The nn module together with the tensor standard library provide all the building blocks for creating neural networks.
To recognize overfitting, it’s essential to maintain the training set of data points separate from the validation set. There’s no one recipe to combat overfitting, but getting more data, or more variability in the data, and resorting to simpler models are good starts.

✈️ Making a simple neural network to differentiate between planes and birds

Link to notebook: https://github.com/yashk2000/LearningPyTorch/blob/main/NeuralNetworks.ipynb

Use ToTensor() to convert images into tensors before feeding them to a network
Find the mean and standard deviation of an image and then normalize the image.

imgs.view(3, -1).mean(dim=1)
imgs.view(3, -1).std(dim=1)
transforms.Normalize((0.4915, 0.4823, 0.4468), (0.2470, 0.2435, 0.2616))

Use DataLoader to make batches from the input data.

train_loader = torch.utils.data.DataLoader(cifar2, batch_size=64,
                                           shuffle=True)

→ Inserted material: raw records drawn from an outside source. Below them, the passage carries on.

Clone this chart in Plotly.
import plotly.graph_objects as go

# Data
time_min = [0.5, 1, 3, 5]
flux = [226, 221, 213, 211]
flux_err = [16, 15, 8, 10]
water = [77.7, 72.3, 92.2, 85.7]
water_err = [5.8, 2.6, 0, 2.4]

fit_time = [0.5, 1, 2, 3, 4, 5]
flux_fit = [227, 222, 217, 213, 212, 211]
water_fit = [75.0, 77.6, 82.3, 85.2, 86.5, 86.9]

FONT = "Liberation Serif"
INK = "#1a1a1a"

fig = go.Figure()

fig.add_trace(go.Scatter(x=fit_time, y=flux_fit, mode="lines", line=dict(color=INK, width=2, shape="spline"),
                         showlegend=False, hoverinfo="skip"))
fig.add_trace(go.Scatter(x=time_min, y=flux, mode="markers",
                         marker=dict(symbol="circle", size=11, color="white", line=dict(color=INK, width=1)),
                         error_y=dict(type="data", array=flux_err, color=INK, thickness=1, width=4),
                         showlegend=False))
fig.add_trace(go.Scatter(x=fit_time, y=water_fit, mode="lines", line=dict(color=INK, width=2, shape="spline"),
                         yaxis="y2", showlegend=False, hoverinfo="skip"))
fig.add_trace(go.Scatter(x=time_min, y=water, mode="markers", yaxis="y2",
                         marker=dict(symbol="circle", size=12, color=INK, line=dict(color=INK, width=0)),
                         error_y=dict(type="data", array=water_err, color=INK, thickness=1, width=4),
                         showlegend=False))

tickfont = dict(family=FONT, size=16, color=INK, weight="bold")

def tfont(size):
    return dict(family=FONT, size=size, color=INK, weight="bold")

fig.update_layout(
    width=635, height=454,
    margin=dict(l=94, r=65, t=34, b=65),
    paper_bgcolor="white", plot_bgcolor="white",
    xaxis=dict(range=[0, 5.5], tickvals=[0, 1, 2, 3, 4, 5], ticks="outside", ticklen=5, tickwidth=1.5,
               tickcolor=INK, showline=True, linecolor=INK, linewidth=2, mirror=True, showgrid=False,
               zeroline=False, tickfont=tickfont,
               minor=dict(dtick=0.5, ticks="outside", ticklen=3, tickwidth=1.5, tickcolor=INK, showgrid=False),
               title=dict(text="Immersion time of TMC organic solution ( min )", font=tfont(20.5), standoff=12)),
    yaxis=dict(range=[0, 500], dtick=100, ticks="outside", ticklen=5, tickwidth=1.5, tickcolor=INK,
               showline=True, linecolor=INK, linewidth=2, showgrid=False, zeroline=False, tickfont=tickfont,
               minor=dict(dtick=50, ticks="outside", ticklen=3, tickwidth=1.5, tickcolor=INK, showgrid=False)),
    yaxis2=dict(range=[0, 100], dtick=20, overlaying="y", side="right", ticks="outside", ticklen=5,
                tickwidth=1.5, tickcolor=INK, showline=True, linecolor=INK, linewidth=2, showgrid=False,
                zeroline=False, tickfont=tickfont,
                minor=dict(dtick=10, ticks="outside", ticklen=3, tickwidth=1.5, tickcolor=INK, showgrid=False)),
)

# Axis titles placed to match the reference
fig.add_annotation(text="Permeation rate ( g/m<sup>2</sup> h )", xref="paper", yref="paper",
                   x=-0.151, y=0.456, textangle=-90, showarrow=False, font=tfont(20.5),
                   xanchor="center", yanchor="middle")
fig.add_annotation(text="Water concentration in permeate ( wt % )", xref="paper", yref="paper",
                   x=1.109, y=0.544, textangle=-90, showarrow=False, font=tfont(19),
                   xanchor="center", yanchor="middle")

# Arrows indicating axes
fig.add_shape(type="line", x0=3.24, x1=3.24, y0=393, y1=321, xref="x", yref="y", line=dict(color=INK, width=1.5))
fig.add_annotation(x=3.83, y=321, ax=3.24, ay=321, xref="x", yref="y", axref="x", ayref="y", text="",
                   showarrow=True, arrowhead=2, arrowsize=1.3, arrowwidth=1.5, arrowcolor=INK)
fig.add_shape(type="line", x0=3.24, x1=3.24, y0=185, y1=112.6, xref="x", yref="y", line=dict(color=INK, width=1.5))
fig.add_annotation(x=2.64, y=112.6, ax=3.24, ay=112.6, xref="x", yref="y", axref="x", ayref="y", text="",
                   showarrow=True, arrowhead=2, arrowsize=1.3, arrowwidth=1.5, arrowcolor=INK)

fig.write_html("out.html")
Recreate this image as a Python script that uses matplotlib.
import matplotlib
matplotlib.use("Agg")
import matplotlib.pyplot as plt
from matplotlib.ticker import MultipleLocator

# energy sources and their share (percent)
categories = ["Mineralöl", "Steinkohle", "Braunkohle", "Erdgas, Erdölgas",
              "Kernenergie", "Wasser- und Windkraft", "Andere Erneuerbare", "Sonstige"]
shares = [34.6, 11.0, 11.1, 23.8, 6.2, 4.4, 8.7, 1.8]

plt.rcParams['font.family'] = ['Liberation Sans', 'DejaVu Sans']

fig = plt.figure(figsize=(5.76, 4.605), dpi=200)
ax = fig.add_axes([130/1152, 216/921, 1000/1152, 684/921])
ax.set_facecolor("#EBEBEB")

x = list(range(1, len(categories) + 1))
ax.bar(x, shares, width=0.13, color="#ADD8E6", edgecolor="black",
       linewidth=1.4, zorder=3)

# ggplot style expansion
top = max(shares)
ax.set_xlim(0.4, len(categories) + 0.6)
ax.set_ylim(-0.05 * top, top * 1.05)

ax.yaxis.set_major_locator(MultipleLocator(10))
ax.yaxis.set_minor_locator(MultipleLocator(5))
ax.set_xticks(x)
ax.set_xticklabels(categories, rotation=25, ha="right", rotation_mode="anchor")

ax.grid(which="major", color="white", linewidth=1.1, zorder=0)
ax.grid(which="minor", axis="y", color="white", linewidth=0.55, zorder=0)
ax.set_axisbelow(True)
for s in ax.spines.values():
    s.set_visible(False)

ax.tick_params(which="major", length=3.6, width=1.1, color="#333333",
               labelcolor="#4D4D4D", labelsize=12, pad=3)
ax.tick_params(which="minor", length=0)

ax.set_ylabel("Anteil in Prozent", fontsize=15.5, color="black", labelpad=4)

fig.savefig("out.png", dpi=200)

For a classification task, using the softmax function on the output of a network produces values that satisfy the requirements for being interpreted as probabilities. The ideal loss function for classification in this case is obtained by using the output of softmax as the input of a non-negative log likelihood function. The combination of softmax and such loss is called cross entropy in PyTorch.